(Credit: Megan Zendek/Fourth Estate)
There are hundreds — if not thousands — of doorknobs around Mason’s campus, from residence halls to classrooms. Without realizing it, the average student probably handles at least a dozen doorknobs on a daily basis and comes to expect a certain temperature from them — neither too hot nor too cold, but just right, like Baby Bear’s porridge.
With this in mind, it makes sense that students would notice a change in the temperature of the doorknobs. Lately, students have been reporting that certain doorknobs, specifically those located outside of classrooms like Thompson L004, Engineering 1110, the side room in Hanover and the back entrance to the Office of Admissions, are unusually warm.
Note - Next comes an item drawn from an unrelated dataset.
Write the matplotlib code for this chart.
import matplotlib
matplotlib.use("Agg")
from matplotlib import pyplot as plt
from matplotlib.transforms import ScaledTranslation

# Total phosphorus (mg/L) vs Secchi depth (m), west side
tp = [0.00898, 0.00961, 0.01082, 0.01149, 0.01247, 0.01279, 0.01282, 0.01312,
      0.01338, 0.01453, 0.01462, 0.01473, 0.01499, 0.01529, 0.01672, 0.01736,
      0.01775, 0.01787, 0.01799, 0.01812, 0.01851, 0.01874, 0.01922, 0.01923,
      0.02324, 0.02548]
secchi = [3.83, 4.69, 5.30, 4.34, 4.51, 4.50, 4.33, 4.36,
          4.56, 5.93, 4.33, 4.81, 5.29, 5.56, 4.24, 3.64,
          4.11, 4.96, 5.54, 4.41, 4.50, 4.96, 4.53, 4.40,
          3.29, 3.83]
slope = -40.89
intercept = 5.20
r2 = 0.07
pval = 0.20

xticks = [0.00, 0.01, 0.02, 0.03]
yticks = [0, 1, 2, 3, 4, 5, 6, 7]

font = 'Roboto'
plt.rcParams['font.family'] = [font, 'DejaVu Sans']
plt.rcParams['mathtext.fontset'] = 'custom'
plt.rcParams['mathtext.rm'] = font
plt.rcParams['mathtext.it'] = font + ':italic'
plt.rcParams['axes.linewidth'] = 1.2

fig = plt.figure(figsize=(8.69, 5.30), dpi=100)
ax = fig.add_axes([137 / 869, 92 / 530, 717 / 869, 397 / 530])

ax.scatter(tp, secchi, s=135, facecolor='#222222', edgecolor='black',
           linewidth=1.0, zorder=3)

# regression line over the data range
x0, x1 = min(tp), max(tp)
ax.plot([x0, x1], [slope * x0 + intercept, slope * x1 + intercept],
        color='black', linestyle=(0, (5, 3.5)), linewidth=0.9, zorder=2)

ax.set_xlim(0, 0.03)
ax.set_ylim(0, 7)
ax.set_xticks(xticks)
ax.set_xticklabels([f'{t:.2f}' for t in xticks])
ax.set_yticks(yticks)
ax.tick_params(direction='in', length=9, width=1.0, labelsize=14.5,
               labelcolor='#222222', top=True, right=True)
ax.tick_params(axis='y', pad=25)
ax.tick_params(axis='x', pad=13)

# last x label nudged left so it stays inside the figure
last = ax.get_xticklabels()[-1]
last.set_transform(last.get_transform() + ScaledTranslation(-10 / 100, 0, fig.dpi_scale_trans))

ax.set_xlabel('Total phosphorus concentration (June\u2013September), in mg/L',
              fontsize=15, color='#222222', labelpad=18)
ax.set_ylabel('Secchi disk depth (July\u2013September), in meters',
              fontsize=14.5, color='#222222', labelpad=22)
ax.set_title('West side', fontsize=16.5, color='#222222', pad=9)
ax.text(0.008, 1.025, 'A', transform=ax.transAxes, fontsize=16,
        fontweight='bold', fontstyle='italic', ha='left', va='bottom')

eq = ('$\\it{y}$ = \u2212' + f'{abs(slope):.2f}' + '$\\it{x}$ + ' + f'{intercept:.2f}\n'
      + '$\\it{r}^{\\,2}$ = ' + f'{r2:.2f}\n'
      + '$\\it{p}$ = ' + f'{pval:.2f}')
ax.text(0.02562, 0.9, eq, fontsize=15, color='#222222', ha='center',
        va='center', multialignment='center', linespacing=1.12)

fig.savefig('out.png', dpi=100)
Though these doorknobs are not warm enough to burn or hurt anybody, they are warm enough to be unsettling.
Members of the Mason community gave varied reasons as to why they thought these doorknobs were mysteriously warm.
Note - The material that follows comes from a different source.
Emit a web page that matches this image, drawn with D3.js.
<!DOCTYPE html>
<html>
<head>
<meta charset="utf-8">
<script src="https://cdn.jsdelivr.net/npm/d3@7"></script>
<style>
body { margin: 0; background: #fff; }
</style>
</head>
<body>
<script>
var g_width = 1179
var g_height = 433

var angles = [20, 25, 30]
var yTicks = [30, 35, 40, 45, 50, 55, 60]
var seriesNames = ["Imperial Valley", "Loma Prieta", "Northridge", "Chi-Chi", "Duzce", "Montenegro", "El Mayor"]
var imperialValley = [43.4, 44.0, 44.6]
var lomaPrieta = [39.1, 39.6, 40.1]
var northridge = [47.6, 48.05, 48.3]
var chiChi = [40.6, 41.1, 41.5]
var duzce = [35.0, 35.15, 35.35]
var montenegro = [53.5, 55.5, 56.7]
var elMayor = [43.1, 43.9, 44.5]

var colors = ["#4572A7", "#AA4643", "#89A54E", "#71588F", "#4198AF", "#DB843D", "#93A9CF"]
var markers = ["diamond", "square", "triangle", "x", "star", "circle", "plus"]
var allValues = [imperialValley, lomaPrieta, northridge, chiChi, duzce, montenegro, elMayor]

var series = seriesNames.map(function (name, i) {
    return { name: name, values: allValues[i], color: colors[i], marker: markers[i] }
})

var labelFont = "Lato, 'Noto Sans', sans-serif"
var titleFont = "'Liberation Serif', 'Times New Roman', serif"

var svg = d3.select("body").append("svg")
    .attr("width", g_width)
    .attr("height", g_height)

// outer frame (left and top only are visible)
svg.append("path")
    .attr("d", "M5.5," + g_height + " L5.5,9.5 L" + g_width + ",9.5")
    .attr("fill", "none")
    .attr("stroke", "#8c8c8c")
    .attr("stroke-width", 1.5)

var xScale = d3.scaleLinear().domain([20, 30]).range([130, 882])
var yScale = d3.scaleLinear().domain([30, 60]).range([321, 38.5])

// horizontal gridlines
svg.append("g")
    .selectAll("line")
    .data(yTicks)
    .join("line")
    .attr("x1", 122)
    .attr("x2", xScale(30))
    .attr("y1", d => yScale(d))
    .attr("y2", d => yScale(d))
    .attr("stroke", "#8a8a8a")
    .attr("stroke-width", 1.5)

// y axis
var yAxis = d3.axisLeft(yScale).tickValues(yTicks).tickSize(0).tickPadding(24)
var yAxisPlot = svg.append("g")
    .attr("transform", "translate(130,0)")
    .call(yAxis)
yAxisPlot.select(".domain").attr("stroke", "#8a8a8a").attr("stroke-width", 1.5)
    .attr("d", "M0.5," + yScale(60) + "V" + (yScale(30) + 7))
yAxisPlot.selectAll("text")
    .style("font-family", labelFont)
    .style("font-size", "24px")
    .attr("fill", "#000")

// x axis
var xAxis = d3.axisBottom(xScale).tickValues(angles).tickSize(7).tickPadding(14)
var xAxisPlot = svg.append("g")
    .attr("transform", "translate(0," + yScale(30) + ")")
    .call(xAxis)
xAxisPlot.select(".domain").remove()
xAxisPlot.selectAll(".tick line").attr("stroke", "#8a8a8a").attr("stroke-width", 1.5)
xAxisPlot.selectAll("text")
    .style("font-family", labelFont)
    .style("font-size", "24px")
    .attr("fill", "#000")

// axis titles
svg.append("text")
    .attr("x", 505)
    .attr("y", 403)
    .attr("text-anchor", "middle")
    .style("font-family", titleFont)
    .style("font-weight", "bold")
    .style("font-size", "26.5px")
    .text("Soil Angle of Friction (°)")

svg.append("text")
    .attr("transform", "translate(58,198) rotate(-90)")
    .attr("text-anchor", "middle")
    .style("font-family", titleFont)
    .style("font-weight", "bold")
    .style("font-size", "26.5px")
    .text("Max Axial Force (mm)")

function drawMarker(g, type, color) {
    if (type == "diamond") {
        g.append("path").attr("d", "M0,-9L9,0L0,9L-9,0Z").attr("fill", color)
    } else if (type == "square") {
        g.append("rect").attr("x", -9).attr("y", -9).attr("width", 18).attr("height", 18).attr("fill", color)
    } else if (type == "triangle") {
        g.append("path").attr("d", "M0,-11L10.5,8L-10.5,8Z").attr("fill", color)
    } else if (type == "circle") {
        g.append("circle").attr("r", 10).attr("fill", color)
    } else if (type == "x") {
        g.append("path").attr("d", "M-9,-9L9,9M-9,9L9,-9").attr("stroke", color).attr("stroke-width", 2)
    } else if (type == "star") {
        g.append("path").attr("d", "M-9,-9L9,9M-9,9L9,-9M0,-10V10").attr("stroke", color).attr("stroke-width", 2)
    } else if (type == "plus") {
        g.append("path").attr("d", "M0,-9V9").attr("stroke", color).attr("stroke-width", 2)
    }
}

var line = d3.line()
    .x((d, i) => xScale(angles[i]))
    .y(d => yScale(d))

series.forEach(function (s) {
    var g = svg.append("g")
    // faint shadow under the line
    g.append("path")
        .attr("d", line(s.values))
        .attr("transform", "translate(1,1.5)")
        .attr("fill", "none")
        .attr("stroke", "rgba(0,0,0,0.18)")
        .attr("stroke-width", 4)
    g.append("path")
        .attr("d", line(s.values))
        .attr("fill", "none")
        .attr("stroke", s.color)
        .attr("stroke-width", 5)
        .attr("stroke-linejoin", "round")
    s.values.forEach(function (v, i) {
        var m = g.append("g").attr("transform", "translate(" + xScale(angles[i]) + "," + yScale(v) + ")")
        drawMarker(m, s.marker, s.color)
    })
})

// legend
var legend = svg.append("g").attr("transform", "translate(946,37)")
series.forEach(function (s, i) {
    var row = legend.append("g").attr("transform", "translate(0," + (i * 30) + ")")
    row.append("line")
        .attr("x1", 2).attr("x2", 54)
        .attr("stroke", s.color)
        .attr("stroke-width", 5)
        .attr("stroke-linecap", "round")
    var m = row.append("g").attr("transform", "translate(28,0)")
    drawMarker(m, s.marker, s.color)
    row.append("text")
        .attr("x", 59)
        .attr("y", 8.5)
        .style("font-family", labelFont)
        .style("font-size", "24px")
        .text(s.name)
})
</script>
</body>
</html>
Dr. Kathleen Alligood, associate dean of the Honors College, posited that some doorknobs are warmer than others because “more people touch them.” This theory could work, since the friction generated by a large number of people touching a certain doorknob might increase its temperature.
Two freshmen, Abby Lee, a criminology and psychology major, and Noah Black, a global affairs major, offered a different theory, guessing that the heat might come from “hot water pipes near the door frames.”
“I think the hot water pipes are connecting with the door frames, causing the heat to spread,” Lee said.
Professor Miruna Stanica, an assistant English professor, mulled it over and eventually wagered a guess. “I actually have a theory!” she said. “I noticed that this door [the door to one of her classrooms] has a card unlocking mechanism, and I think it’s connected to that.”
Jim McCarthy, the head of physical security on campus, was able to confirm which of these theories was correct. McCarthy’s department handles the locks on all the doors on campus, so if anybody could explain this mysterious warmth, it would be him.
“Well, I’d like to tell you it’s something supernatural,” he laughed. “That would certainly be the more exciting answer. The reality is that these are electronic lock sets that are used in conjunction with our card access; they’re low-voltage or battery-operated, usually 12 or 24 volts. They’re normally warm to the touch, but if they over-heated, they would automatically turn off and not hurt anybody.”
Stanica was right: the electronics in the key card system pulse electricity through the doorknobs they are connected to. While not at a dangerous level, the voltage is high enough to make the doorknobs feel warm to the touch. A recent inspection of the problem confirmed this, as each of reported doorknobs was connected to a key card system.
Put “warm doorknobs” down on the list of Mason mysteries solved. McCarthy was probably right, though — a supernatural reason might be slightly more exciting.